Tuesday, June 23rd, 2009

UPDATE: The AJC reports that a judge has ordered the city to restore the shelter’s water service on the condition that the Task Force make a $15,000 payment by June 30.

Just after noon today, Anita Beaty, executive director of the Metro Atlanta Task Force for the Homeless was involved in a drive-by: Her pro-bono attorney pulled up to the curb outside the giant Peachtree-Pine homeless shelter; Beaty came out of the building and signed some legal documents, which were then stamped by a notary on the hood of the car; and the attorney then raced off to Fulton Superior Court to try to get a judge to restore water service to the shelter.

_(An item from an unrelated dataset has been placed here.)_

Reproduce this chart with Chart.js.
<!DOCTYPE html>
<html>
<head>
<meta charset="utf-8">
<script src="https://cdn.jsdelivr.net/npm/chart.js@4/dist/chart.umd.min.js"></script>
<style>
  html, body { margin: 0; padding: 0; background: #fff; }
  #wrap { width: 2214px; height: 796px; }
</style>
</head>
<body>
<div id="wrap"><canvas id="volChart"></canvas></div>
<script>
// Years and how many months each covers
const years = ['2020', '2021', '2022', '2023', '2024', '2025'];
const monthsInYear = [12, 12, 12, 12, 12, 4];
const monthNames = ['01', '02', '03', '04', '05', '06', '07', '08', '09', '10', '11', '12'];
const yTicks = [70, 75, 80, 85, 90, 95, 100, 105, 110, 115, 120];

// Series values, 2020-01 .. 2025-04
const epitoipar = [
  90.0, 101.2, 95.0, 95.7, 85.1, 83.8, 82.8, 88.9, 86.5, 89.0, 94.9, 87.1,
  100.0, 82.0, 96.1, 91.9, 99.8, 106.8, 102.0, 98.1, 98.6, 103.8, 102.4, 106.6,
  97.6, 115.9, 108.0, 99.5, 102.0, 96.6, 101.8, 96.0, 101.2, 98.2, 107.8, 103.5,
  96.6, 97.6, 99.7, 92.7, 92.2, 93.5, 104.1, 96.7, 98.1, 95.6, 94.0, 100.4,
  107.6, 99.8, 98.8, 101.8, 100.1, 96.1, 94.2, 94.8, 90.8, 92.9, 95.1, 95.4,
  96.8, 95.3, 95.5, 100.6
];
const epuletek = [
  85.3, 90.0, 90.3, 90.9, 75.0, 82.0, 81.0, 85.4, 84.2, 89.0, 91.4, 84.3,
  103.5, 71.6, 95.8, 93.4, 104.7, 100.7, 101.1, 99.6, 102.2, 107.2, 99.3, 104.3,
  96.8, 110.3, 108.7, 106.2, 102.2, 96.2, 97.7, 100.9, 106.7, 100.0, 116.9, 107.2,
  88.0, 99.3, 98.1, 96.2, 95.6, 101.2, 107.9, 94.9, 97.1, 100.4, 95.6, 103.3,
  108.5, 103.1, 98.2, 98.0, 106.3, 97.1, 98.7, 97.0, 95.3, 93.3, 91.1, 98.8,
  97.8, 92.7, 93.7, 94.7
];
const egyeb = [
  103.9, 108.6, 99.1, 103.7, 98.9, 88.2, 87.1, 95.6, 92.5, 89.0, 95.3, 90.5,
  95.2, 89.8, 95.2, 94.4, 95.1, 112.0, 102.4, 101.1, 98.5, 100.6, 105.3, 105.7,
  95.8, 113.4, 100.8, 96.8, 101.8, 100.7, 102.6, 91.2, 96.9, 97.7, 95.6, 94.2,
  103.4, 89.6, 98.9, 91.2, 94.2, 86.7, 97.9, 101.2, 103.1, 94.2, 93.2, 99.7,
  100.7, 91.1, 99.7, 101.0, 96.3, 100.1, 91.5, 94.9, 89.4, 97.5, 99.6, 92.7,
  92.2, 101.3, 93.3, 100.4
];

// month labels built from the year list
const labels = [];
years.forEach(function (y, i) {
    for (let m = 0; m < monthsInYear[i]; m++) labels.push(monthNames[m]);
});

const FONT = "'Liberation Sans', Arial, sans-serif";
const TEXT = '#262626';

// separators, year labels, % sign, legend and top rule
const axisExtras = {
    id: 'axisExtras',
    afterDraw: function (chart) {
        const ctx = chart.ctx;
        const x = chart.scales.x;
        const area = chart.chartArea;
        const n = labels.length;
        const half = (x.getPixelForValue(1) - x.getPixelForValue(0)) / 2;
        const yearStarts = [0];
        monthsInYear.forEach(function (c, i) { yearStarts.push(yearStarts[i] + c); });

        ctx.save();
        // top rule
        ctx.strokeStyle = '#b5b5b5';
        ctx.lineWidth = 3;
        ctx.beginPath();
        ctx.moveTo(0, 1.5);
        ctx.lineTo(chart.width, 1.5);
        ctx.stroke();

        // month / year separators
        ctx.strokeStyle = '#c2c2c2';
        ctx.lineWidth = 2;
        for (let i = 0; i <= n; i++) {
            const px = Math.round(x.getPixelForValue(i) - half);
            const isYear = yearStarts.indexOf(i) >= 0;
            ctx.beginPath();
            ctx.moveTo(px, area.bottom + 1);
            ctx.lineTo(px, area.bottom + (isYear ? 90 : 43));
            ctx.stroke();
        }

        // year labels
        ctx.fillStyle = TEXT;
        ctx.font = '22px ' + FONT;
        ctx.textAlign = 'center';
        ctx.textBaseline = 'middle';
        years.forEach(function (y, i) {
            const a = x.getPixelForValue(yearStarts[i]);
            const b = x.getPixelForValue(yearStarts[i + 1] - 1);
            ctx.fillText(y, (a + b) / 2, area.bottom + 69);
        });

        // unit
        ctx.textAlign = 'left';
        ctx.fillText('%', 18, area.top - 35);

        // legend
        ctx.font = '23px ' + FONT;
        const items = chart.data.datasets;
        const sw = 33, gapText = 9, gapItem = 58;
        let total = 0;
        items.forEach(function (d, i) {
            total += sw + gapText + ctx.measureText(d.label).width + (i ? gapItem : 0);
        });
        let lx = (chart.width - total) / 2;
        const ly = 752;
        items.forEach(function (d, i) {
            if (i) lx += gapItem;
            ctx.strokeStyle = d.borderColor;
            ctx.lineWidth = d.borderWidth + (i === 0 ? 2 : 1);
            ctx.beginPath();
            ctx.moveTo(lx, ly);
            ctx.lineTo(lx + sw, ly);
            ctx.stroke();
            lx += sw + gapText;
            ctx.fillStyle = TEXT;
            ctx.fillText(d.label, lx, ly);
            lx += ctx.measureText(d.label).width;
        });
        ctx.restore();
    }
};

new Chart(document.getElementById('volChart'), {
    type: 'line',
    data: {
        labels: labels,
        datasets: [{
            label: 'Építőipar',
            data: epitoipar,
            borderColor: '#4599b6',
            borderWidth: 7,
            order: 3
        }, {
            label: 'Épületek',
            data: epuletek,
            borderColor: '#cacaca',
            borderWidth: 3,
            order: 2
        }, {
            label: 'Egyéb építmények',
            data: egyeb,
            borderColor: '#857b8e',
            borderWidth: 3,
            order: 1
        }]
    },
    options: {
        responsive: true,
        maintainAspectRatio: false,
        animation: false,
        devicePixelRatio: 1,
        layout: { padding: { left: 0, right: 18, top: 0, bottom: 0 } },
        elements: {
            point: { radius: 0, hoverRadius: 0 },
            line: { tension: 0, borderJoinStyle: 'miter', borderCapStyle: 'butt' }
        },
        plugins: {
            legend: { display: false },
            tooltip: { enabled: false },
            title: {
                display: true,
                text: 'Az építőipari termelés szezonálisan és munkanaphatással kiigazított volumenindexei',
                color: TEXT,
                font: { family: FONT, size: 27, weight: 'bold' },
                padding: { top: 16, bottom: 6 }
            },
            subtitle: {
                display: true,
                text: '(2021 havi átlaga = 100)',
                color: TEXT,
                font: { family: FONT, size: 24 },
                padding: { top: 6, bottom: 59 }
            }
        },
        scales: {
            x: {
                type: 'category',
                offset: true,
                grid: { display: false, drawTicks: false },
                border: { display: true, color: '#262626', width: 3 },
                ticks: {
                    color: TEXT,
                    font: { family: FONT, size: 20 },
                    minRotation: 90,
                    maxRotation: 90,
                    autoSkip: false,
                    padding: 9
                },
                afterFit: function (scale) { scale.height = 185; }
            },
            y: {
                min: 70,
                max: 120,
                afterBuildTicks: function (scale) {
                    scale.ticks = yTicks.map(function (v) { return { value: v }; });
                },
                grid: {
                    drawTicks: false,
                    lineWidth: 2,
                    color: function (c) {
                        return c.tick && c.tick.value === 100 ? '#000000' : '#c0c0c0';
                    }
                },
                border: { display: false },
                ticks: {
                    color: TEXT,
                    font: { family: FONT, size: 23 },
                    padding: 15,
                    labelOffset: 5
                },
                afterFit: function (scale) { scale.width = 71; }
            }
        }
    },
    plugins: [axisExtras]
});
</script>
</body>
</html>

“Hopefully, we’ll get relief from the court,” Beaty said after the car pulled away. She said she expected to have a court hearing later in the day.

Beaty is in a race against time. The shelter stayed open last night, after the city had shut off its water because of unpaid bills, but had been ordered by Fulton County health officials to vacate the building by noon today if water service hadn’t been restored.

Although the Task Force had missed the noon deadline, Beaty said she was talking with county officials about getting an extension. In the meantime, well-wishers continue to drop off cases of bottled water.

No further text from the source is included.